Samstag, 12. März 2022

Tom Verlaine - Words from the front

 

Tom Verlaine – Words from the front

Virgin Records 1982

Im vorigen Beitrag habe ich die These aufgestellt, ein einziger Song könne aus einem guten Album ein Meisterwerk machen. Heute gehe ich noch einen Schritt weiter.

Tom Verlaine sollte als Sänger und Lead-Gitarrist von Television ein Begriff sein. Sie wissen schon, „Marquee Moon“, in der Bestenliste aller Alben auf acclaimed.music Nummer 28. Hinter den Smiths und vor Miles Davis und Prince. Nach zwei formidablen Platten trennten sie sich Mitte 1978 und Verlaine, der sich nach dem französischen Lyriker benannte, machte solo weiter.

Auf zwei gute Alben, die zum Teil übriges Television-Material beinhalten, folgte „Words from the front“, mit dem er sein Songwriting-Spektrum ein deutliches Stück öffnete. Ich könnte es mir leicht machen und mit dem Titeltrack beginnen. Damit wäre der Eintrag in die Bestenliste begründet, aber ich gehe den Umweg.

„Present arrived“ basiert auf einem monotonen Riff mit einer typisch nervösen Verlaine-Melodie. Das Stück könnte vom zweiten Television-Album stammen. Gegen Ende gibt der Großmeister der leidenden Gitarre eine kleine Kostprobe seines Könnens. Das Publikum beginnt zu schmelzen. Dann sendet er eine „Postcard from Waterloo“, eine Retro-Gitarre mit Gruß von Duane Eddy im Gepäck und Lene Lovich singt Background. Ungewohnt entspannt und fast ein Ohrwurm.  Die restlichen zwei Stücke der ersten Seite fallen etwas ab, man merkt, er experimentiert im Songwriting.

Die Platte gewendet und Verlaine erzählt im Titeltrack tagebuchartig von den Schrecken des Ersten Weltkriegs. Er sendet „Words from the front“, die Gitarre begleitet elegant.  Die vergebliche Hoffnung auf den Heimaturlaub, das Sterben des Freundes und die Angst durch Giftgas zu erblinden.

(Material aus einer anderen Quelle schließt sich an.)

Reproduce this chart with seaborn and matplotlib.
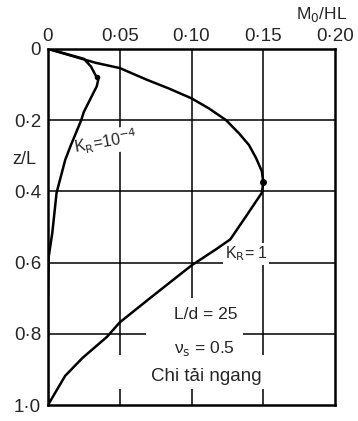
import matplotlib
matplotlib.use("Agg")
import matplotlib.pyplot as plt
from matplotlib.patches import Rectangle
import seaborn as sns
import pandas as pd

# values (M0/HL against z/L)
z_kr1 = [0, 0.025, 0.039, 0.054, 0.087, 0.111, 0.139, 0.167, 0.20, 0.237, 0.27,
         0.307, 0.344, 0.375, 0.404, 0.47, 0.535, 0.563, 0.608, 0.697, 0.768,
         0.809, 0.868, 0.918, 1.0]
m_kr1 = [0, 0.021, 0.033, 0.050, 0.069, 0.084, 0.10, 0.112, 0.124, 0.133, 0.140,
         0.145, 0.149, 0.150, 0.149, 0.138, 0.127, 0.117, 0.10, 0.072, 0.050,
         0.041, 0.024, 0.012, 0]

z_kr4 = [0, 0.028, 0.05, 0.073, 0.087, 0.105, 0.129, 0.177, 0.202, 0.27, 0.312,
         0.404, 0.517, 0.584, 0.70, 0.85, 1.0]
m_kr4 = [0, 0.025, 0.030, 0.033, 0.035, 0.034, 0.031, 0.025, 0.023, 0.016, 0.012,
         0.006, 0.003, 0.0005, 0.0, 0.0, 0.0]

x_ticks = [0, 0.05, 0.10, 0.15, 0.20]
x_labels = ["0", "0·05", "0·10", "0·15", "0·20"]
y_ticks = [0, 0.2, 0.4, 0.6, 0.8, 1.0]
y_labels = ["0", "0·2", "0·4", "0·6", "0·8", "1·0"]

sns.set_style("white")
plt.rcParams["font.family"] = ["Liberation Sans", "DejaVu Sans"]

fig = plt.figure(figsize=(3.58, 4.21), dpi=100)
ax = fig.add_axes([0.134, 0.038, 0.802, 0.846])

# grid lines drawn by hand so text boxes can break them
for x in x_ticks[1:-1]:
    ax.axvline(x, color="black", lw=1.1, zorder=1)
for y in y_ticks[1:-1]:
    ax.axhline(y, color="black", lw=1.1, zorder=1)

# blank area behind the annotation block
ax.add_patch(Rectangle((0.068, 0.70), 0.068, 0.16, facecolor="white",
                       edgecolor="none", zorder=1.5))
ax.add_patch(Rectangle((0.046, 0.86), 0.106, 0.095, facecolor="white",
                       edgecolor="none", zorder=1.5))

df1 = pd.DataFrame({"m": m_kr1, "z": z_kr1})
df4 = pd.DataFrame({"m": m_kr4, "z": z_kr4})
sns.lineplot(data=df1, x="m", y="z", sort=False, estimator=None,
             color="black", lw=1.8, ax=ax, zorder=3)
sns.lineplot(data=df4, x="m", y="z", sort=False, estimator=None,
             color="black", lw=1.8, ax=ax, zorder=3)

# maximum points
ax.plot([0.150], [0.375], "o", color="black", ms=4, zorder=4)
ax.plot([0.034], [0.08], "o", color="black", ms=3, zorder=4)

ax.set_xlim(0, 0.20)
ax.set_ylim(1.0, 0)
ax.xaxis.tick_top()
ax.set_xticks(x_ticks, x_labels, fontsize=13.5)
ax.set_yticks(y_ticks, y_labels, fontsize=13.5)
ax.tick_params(axis="x", length=0, pad=3)
ax.tick_params(axis="y", length=0, pad=5)
ax.set_xlabel("")
ax.set_ylabel("")
for s in ax.spines.values():
    s.set_linewidth(1.8)
    s.set_color("black")

bb = dict(facecolor="white", edgecolor="none", pad=1)
ax.text(0.040, 0.262, "K$_\\mathrm{R}$=10$^{-4}$", fontsize=11.5, rotation=10,
        ha="center", va="center", bbox=bb, zorder=2)
ax.text(0.138, 0.576, "K$_\\mathrm{R}$= 1", fontsize=11.5,
        ha="center", va="center", bbox=bb, zorder=2)
ax.text(0.110, 0.747, "L/d = 25", fontsize=12.5, ha="center", va="center", zorder=2)
ax.text(0.109, 0.84, "ν$_\\mathrm{s}$ = 0.5", fontsize=12.5, ha="center", va="center", zorder=2)
ax.text(0.110, 0.921, "Chi tải ngang", fontsize=13.5, ha="center", va="center", zorder=2)

fig.text(0.97, 0.965, "M$_0$/HL", fontsize=12.5, ha="right", va="center")
fig.text(0.068, 0.62, "z/L", fontsize=13, ha="center", va="center")

fig.savefig("out.png", dpi=100)
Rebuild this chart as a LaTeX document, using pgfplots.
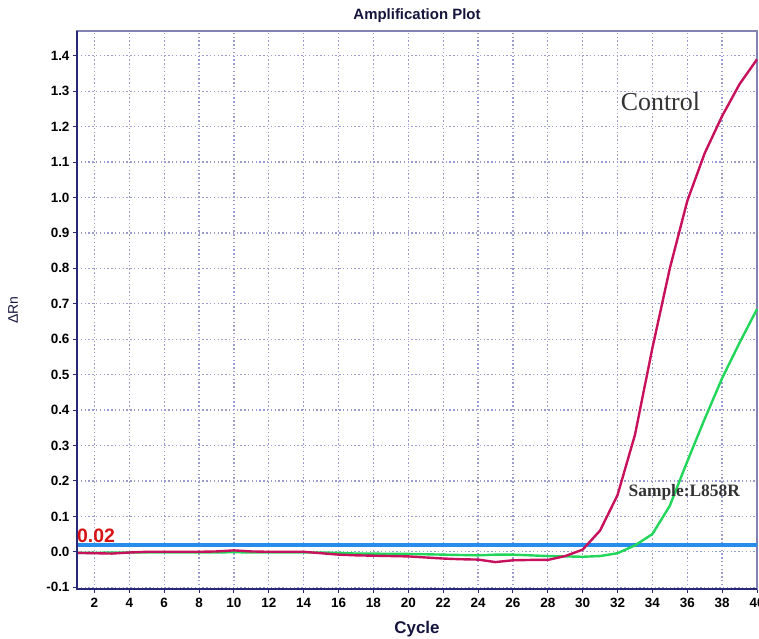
\documentclass[border=0pt]{standalone}
\usepackage{fontspec}
\setmainfont{Liberation Sans}
\newfontfamily\seriffont{Liberation Serif}
\usepackage{pgfplots}
\pgfplotsset{compat=1.18}
\definecolor{navyax}{RGB}{40,40,120}
\definecolor{lightax}{RGB}{130,130,180}
\definecolor{gridc}{RGB}{155,155,205}
\definecolor{ctrl}{RGB}{200,17,92}
\definecolor{samp}{RGB}{34,214,90}
\definecolor{thr}{RGB}{40,140,235}
\definecolor{redlab}{RGB}{215,20,20}
\pgfplotstableread{
x y
1 -0.003
2 -0.004
3 -0.005
4 -0.002
5 0
6 0
7 0
8 0
9 0.001
10 0.004
11 0.001
12 0
13 0
14 0
15 -0.004
16 -0.008
17 -0.010
18 -0.011
19 -0.012
20 -0.013
21 -0.016
22 -0.019
23 -0.021
24 -0.022
25 -0.029
26 -0.024
27 -0.023
28 -0.023
29 -0.012
30 0.006
31 0.060
32 0.160
33 0.330
34 0.575
35 0.800
36 0.990
37 1.125
38 1.230
39 1.320
40 1.390
}\control
\pgfplotstableread{
x y
1 -0.003
2 -0.003
3 -0.002
4 -0.002
5 -0.002
6 -0.002
7 -0.002
8 -0.002
9 -0.002
10 -0.001
11 -0.002
12 -0.002
13 -0.002
14 -0.002
15 -0.002
16 -0.003
17 -0.005
18 -0.005
19 -0.006
20 -0.006
21 -0.007
22 -0.008
23 -0.009
24 -0.010
25 -0.008
26 -0.008
27 -0.010
28 -0.012
29 -0.013
30 -0.014
31 -0.012
32 -0.004
33 0.018
34 0.050
35 0.130
36 0.255
37 0.375
38 0.490
39 0.590
40 0.685
}\sample
\begin{document}
\begin{tikzpicture}
\useasboundingbox (-77bp,-50bp) rectangle (682bp,589bp);
\begin{axis}[
  at={(0,0)}, anchor=south west,
  width=680bp, height=558bp, scale only axis,
  xmin=1, xmax=40, ymin=-0.105, ymax=1.47,
  xtick={2,4,...,40},
  ytick={-0.1,0,0.1,0.2,0.3,0.4,0.5,0.6,0.7,0.8,0.9,1.0,1.1,1.2,1.3,1.4},
  yticklabel style={/pgf/number format/.cd, fixed, fixed zerofill, precision=1},
  /pgf/number format/assume math mode=true,
  tick label style={font=\fontsize{13.5}{13.5}\selectfont\bfseries, text=black},
  xticklabel style={yshift=-2bp},
  tick pos=left, tick align=outside, major tick length=4bp,
  tick style={navyax, line width=1bp},
  grid=major,
  major grid style={gridc, line width=1.3bp, dash pattern=on 1.4bp off 2.4bp},
  axis line style={lightax, line width=1.5bp},
  title={Amplification Plot},
  title style={at={(0.5,1.009)}, anchor=base, inner sep=0, font=\fontsize{15}{15}\selectfont\bfseries, text=navyax!50!black},
  xlabel={Cycle},
  xlabel style={at={(0.5,-0.079)}, anchor=base, inner sep=0, font=\fontsize{17}{17}\selectfont\bfseries, text=navyax!50!black},
  ylabel={ΔRn},
  ylabel style={at={(-0.094,0.5)}, anchor=center, inner sep=0, font=\fontsize{14}{14}\selectfont, text=navyax!50!black},
  clip=false,
]
\addplot[thr, line width=4bp] coordinates {(1,0.02) (40,0.02)};
\addplot[samp, line width=2.4bp] table[x=x,y=y] {\sample};
\addplot[ctrl, line width=2.4bp] table[x=x,y=y] {\control};
\draw[navyax, line width=2.5bp] (rel axis cs:0,1) -- (rel axis cs:0,0) -- (rel axis cs:1,0);
\node[anchor=base west, inner sep=0, text=redlab, font=\fontsize{19.5}{19.5}\selectfont\bfseries] at (axis cs:1,0.025) {0.02};
\node[text=black!80, font=\seriffont\fontsize{26}{26}\selectfont] at (axis cs:34.46,1.27) {Control};
\node[text=black!80, font=\seriffont\bfseries\fontsize{17.5}{17.5}\selectfont] at (axis cs:35.83,0.168) {Sample:L858R};
\end{axis}
\end{tikzpicture}
\end{document}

Und nach dem letzten Angstschrei „Blind“ erhebt sich dieses Gitarrensolo aus den Schützengräben, kondensiert all das erlebte Leid. Man sinkt auf die Knie, tief ergriffen von solcher Leidenschaft. Verlaine zählt die Toten – auf 4000 kommt er – und dann lässt er seine Gitarre noch einmal weinen. Die Mutter aller leidenden Gitarrensoli; Schuberts Winterreise ist dagegen eine Sammlung fröhlicher Wanderlieder.

In „Coming apart“ lässt einen der Meister verschnaufen, die Taschentücher auswringen. Nicht der Rede wert außer einiger Duftmarken seiner Fender Jazzmaster. Im Schlusstrack schickt einen Verlaine zu „Days on the mountain“. Einen Kurort hat man sich nach so viel Leid schließlich verdient.  Des Meisters Gitarre klingt nach drei verschiedenen Instrumenten. Den Refrain hat er im Tal vergessen, aber es spielt keine Rolle. Man hat in zwei Gitarrensoli alle Höhen und Tiefen des Lebens durchmessen.

Fast durchgängig  wird dieses Album in Verlaines Solowerk vernachlässigt zugunsten des Television-haften „Dreamtime“. Natürlich ist „Dreamtime“ das Album mit den besseren Songs, aber man hat völlig falsch gewogen. Ein einziger Track, eine Minute Gitarrenspiel wiegt alles andere mehr als auf. Eine einzige blutige Träne, die aus der Gitarre tropft, wenn er seine „Words from the front“ sendet.